Sweden was the first country to experience a woke revolution. When the refugee crisis hit, Sweden accepted the most people by far in Europe on a per capita basis. This took place under a cultural frenzy that should be familiar to Americans at this point. What you have in America right now, with people disowning family and friends over, say, vaccine mandates and categorizing the unvaccinated as a lower form of human being—all of that was going on in Sweden with people who weren’t completely on board with refugees. But now one gets the sense that none of this had that much to do with the reality of the situation, because many in Sweden have changed their position on refugees since then. So the refugee crisis wasn’t necessarily about refugees; it was about Sweden’s “deplorables.”

What does that portend for politics in the U.S.?

Developments in Sweden over the past six years aren’t a particularly optimistic sign for the U.S. We had this short explosion that lasted from 2014 to 2015, but it had quieted down by around 2018, because people realized, “You know, I’m middle class, and it’s really hard to assimilate these migrants, and there’s a lot of crime now,” so everyone just stopped being aggressively woke.
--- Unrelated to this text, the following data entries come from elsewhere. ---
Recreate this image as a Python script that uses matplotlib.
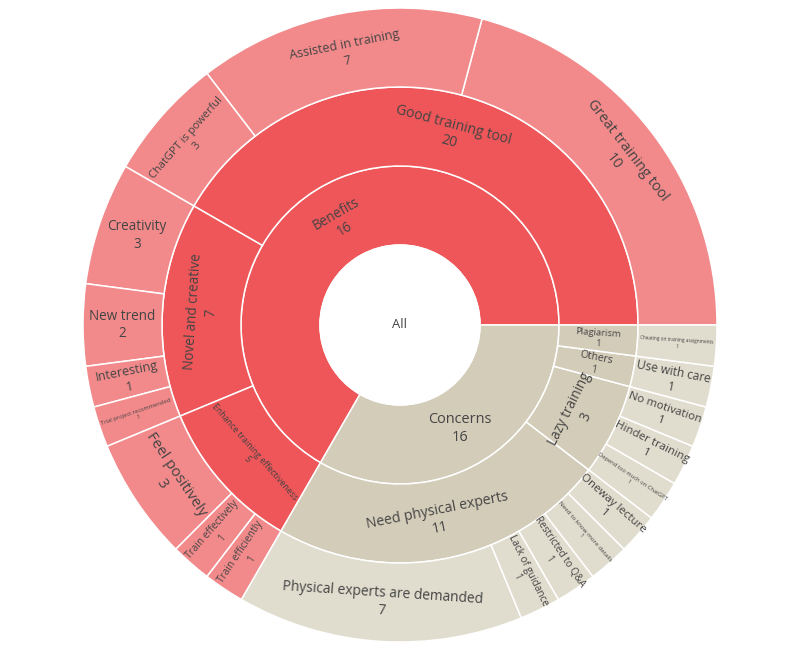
import numpy as np
import matplotlib.pyplot as plt
from matplotlib.patches import Wedge, Circle

plt.rcParams['font.family'] = ['Open Sans', 'DejaVu Sans']

## Hierarchy data
root_label = 'All'

top_labels = ['Benefits', 'Concerns']
top_values = [16, 16]

mid_labels = ['Good training tool', 'Novel and creative', 'Enhance training effectiveness',
              'Need physical experts', 'Lazy training', 'Others', 'Plagiarism']
mid_parents = ['Benefits', 'Benefits', 'Benefits',
               'Concerns', 'Concerns', 'Concerns', 'Concerns']
mid_values = [20, 7, 5, 11, 3, 1, 1]

leaf_labels = ['Great training tool', 'Assisted in training', 'ChatGPT is powerful',
               'Creativity', 'New trend', 'Interesting', 'Trial project recommended',
               'Feel positively', 'Train effectively', 'Train efficiently',
               'Physical experts are demanded', 'Lack of guidance', 'Restricted to Q&A',
               'Need to know more details', 'Oneway lecture',
               'Depend too much on ChatGPT', 'Hinder training', 'No motivation',
               'Use with care', 'Cheating on training assignments']
leaf_parents = ['Good training tool'] * 3 + ['Novel and creative'] * 4 + \
               ['Enhance training effectiveness'] * 3 + ['Need physical experts'] * 5 + \
               ['Lazy training'] * 3 + ['Others', 'Plagiarism']
leaf_values = [10, 7, 3, 3, 2, 1, 1, 3, 1, 1, 7, 1, 1, 1, 1, 1, 1, 1, 1, 1]

## Styling
base_colors = {'Benefits': '#EE5659', 'Concerns': '#D3CCB9'}
leaf_colors = {'Benefits': '#F28A8B', 'Concerns': '#E0DCCE'}
text_color = '#444444'

# text orientation: h = horizontal, r = radial, t = tangential
orient = {'Benefits': 't', 'Concerns': 'h',
          'Good training tool': 't', 'Novel and creative': 't',
          'Enhance training effectiveness': 't', 'Need physical experts': 't',
          'Lazy training': 't', 'Others': 'r', 'Plagiarism': 'r',
          'Great training tool': 't', 'Assisted in training': 't', 'ChatGPT is powerful': 't',
          'Creativity': 'h', 'New trend': 'h', 'Interesting': 'r',
          'Trial project recommended': 'r', 'Feel positively': 't',
          'Train effectively': 'r', 'Train efficiently': 'r',
          'Physical experts are demanded': 't', 'Lack of guidance': 'r',
          'Restricted to Q&A': 'r', 'Need to know more details': 'r', 'Oneway lecture': 'r',
          'Depend too much on ChatGPT': 'r', 'Hinder training': 'r', 'No motivation': 'r',
          'Use with care': 'r', 'Cheating on training assignments': 'r'}

# font size in pixels
fsize = {'Benefits': 13.5, 'Concerns': 14.5,
         'Good training tool': 14, 'Novel and creative': 13.5,
         'Enhance training effectiveness': 8.8, 'Need physical experts': 14,
         'Lazy training': 13.5, 'Others': 10.5, 'Plagiarism': 9.5,
         'Great training tool': 14.5, 'Assisted in training': 12.5, 'ChatGPT is powerful': 11,
         'Creativity': 13.5, 'New trend': 13.5, 'Interesting': 12.5,
         'Trial project recommended': 5.8, 'Feel positively': 15,
         'Train effectively': 10, 'Train efficiently': 10,
         'Physical experts are demanded': 13.8, 'Lack of guidance': 10,
         'Restricted to Q&A': 10, 'Need to know more details': 6.3, 'Oneway lecture': 11.5,
         'Depend too much on ChatGPT': 5.8, 'Hinder training': 11.5, 'No motivation': 11.5,
         'Use with care': 12, 'Cheating on training assignments': 4.8}

W, H = 800, 656
cx, cy = 400, H - 325
radii = [80, 159, 238, 317]

fig = plt.figure(figsize=(W / 100, H / 100), dpi=100)
ax = fig.add_axes([0, 0, 1, 1])
ax.set_xlim(0, W)
ax.set_ylim(0, H)
ax.set_aspect('equal')
ax.axis('off')

unit = 360.0 / sum(leaf_values)


def put_text(label, value, mid, r_in, r_out):
    rm = (r_in + r_out) / 2
    x = cx + rm * np.cos(np.radians(mid))
    y = cy + rm * np.sin(np.radians(mid))
    o = orient[label]
    if o == 't':
        rot = ((mid - 90) + 90) % 180 - 90
    elif o == 'r':
        rot = (mid + 90) % 180 - 90
    else:
        rot = 0
    ax.text(x, y, '%s\n%d' % (label, value), rotation=rot, rotation_mode='anchor',
            ha='center', va='center', ma='center', color=text_color,
            fontsize=fsize[label] * 0.72, linespacing=1.25)


def draw_ring(labels, values, parents_top, r_in, r_out, colors):
    start = 0.0
    for lab, val, top in zip(labels, values, parents_top):
        span = val * unit
        ax.add_patch(Wedge((cx, cy), r_out, start, start + span, width=r_out - r_in,
                           facecolor=colors[top], edgecolor='white', linewidth=1.1))
        start += span


## angular sizes follow the leaves
mid_top = list(mid_parents)
top_span = [sum(v for v, p in zip(mid_values, mid_parents) if p == t) for t in top_labels]
leaf_top = [mid_parents[mid_labels.index(p)] for p in leaf_parents]

draw_ring(top_labels, top_span, top_labels, radii[0], radii[1], base_colors)
draw_ring(mid_labels, mid_values, mid_top, radii[1], radii[2], base_colors)
draw_ring(leaf_labels, leaf_values, leaf_top, radii[2], radii[3], leaf_colors)

ax.add_patch(Circle((cx, cy), radii[0], facecolor='white', edgecolor='white'))
ax.text(cx, cy, root_label, ha='center', va='center', color=text_color, fontsize=13 * 0.72)

## labels
start = 0.0
for lab, span, val in zip(top_labels, top_span, top_values):
    put_text(lab, val, start + span * unit / 2, radii[0], radii[1])
    start += span * unit
start = 0.0
for lab, val in zip(mid_labels, mid_values):
    put_text(lab, val, start + val * unit / 2, radii[1], radii[2])
    start += val * unit
start = 0.0
for lab, val in zip(leaf_labels, leaf_values):
    put_text(lab, val, start + val * unit / 2, radii[2], radii[3])
    start += val * unit

fig.savefig('out.png', dpi=100, facecolor='white')
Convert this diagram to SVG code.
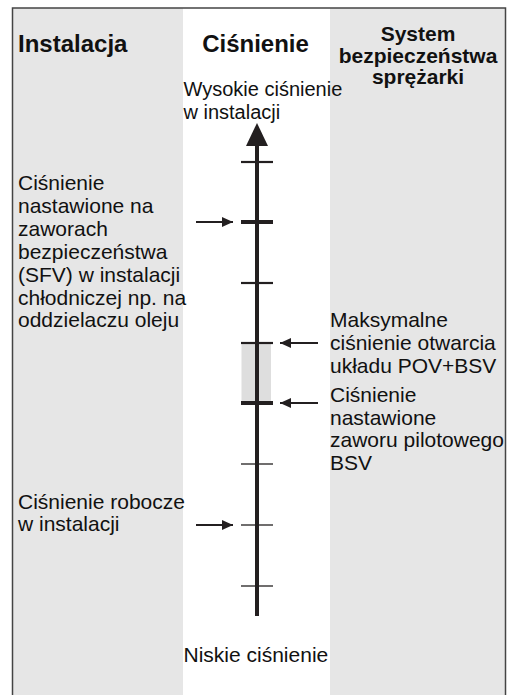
<svg xmlns="http://www.w3.org/2000/svg" width="510" height="695" viewBox="0 0 510 695">
<defs>
<style>
.col{fill:#e6e6e6}
.t{font-family:"Liberation Sans",Arial,sans-serif;font-size:21px;fill:#111}
.h{font-family:"Liberation Sans",Arial,sans-serif;font-weight:bold;fill:#111}
.tick{stroke:#231f20}
.arr{stroke:#231f20;stroke-width:2;fill:none}
</style>
<marker id="ah" viewBox="0 0 11 10" refX="11" refY="5" markerWidth="11" markerHeight="10" markerUnits="userSpaceOnUse" orient="auto">
<path d="M0,0 L11,5 L0,10 Z" fill="#231f20"/>
</marker>
</defs>
<rect x="0" y="0" width="510" height="695" fill="#fff"/>
<g id="columns">
<rect class="col" x="13" y="8" width="170" height="700"/>
<rect class="col" x="330" y="8" width="175" height="700"/>
<rect x="12.5" y="8" width="493" height="700" fill="none" stroke="#444" stroke-width="1.5"/>
</g>
<g id="headers">
<text class="h" x="18" y="52" font-size="24">Instalacja</text>
<text class="h" x="255.5" y="52" font-size="24" text-anchor="middle">Ciśnienie</text>
<text class="h" x="418" y="41" font-size="21" text-anchor="middle">System</text>
<text class="h" x="418" y="63" font-size="21" text-anchor="middle">bezpieczeństwa</text>
<text class="h" x="418" y="84" font-size="21" text-anchor="middle">sprężarki</text>
</g>
<g id="axis">
<rect x="241.5" y="343" width="29.5" height="60" fill="#dedede"/>
<line x1="257" y1="145" x2="257" y2="616" stroke="#231f20" stroke-width="4"/>
<path d="M257,123 L268,146 L246,146 Z" fill="#231f20"/>
<line class="tick" x1="241" y1="162" x2="273" y2="162" stroke-width="2.2"/>
<line class="tick" x1="241" y1="222" x2="273" y2="222" stroke-width="4"/>
<line class="tick" x1="241" y1="283" x2="273" y2="283" stroke-width="2.2"/>
<line class="tick" x1="241" y1="343" x2="273" y2="343" stroke-width="2.2"/>
<line class="tick" x1="241" y1="403" x2="273" y2="403" stroke-width="4"/>
<line class="tick" x1="241" y1="464" x2="273" y2="464" stroke-width="1.3"/>
<line class="tick" x1="241" y1="525" x2="273" y2="525" stroke-width="1.3"/>
<line class="tick" x1="241" y1="586" x2="273" y2="586" stroke-width="1.3"/>
</g>
<g id="connectors">
<line class="arr" x1="196" y1="222" x2="233" y2="222" marker-end="url(#ah)"/>
<line class="arr" x1="196" y1="525" x2="233" y2="525" marker-end="url(#ah)"/>
<line class="arr" x1="318" y1="343" x2="280" y2="343" marker-end="url(#ah)"/>
<line class="arr" x1="318" y1="403" x2="280" y2="403" marker-end="url(#ah)"/>
</g>
<g id="label-high">
<text class="t" x="183.5" y="96" font-size="20" style="font-size:20px">Wysokie ciśnienie</text>
<text class="t" x="183.5" y="119" style="font-size:20px">w instalacji</text>
</g>
<g id="label-sfv">
<text class="t" x="18" y="190">Ciśnienie</text>
<text class="t" x="18" y="213">nastawione na</text>
<text class="t" x="18" y="236">zaworach</text>
<text class="t" x="18" y="258.5">bezpieczeństwa</text>
<text class="t" x="18" y="281.5">(SFV) w instalacji</text>
<text class="t" x="18" y="304.5">chłodniczej np. na</text>
<text class="t" x="18" y="327">oddzielaczu oleju</text>
</g>
<g id="label-max">
<text class="t" x="330" y="327">Maksymalne</text>
<text class="t" x="330" y="350">ciśnienie otwarcia</text>
<text class="t" x="330" y="373">układu POV+BSV</text>
</g>
<g id="label-bsv">
<text class="t" x="330" y="402">Ciśnienie</text>
<text class="t" x="330" y="424.5">nastawione</text>
<text class="t" x="330" y="447">zaworu pilotowego</text>
<text class="t" x="330" y="469.5">BSV</text>
</g>
<g id="label-work">
<text class="t" x="18" y="508.5">Ciśnienie robocze</text>
<text class="t" x="18" y="531">w instalacji</text>
</g>
<g id="label-low">
<text class="t" x="183.5" y="662">Niskie ciśnienie</text>
</g>
</svg>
But in the U.S., once the sickness infected the body politic, it’s just gotten worse and worse. If this were just a case of ideology, you could get people to believe in other ideas. But this sort of wokeness is actually the surface phenomenon masking serious internal conflicts between what we might call the periphery and the core. The experience of Sweden teaches us that these things are like a forest fire, in that they stop if there’s not enough fuel. But the U.S. has been crazy woke for twice as long as Sweden—and it’s only getting worse. Think about what people were saying after the election in Virginia: that this was proof that white supremacy is stronger than ever, or that the country is irrevocably racist. The U.S. isn’t cooling down, and it’s not going to cool down for a good while yet because none of the political conflicts have been solved.

The Social Democrats here in Sweden have always had this attitude that the best way to defeat revolutionaries is to give them a job. Like, if you’re a radical and you want to write a paper about how we should just kill all the Social Democrats, you can fill out the form and the Social Democrats will actually subsidize you to produce a newspaper about how you’re going to kill them. There’s nothing like that in the U.S. So the fact that radicals are moving from state governments and the federal government to private companies and kicking in the door and saying, “You need to hire these commissars or we’re going to make life hell for you,” shows that, as Turchin himself predicted, the U.S. is going to become more and more unstable until it solves these political problems.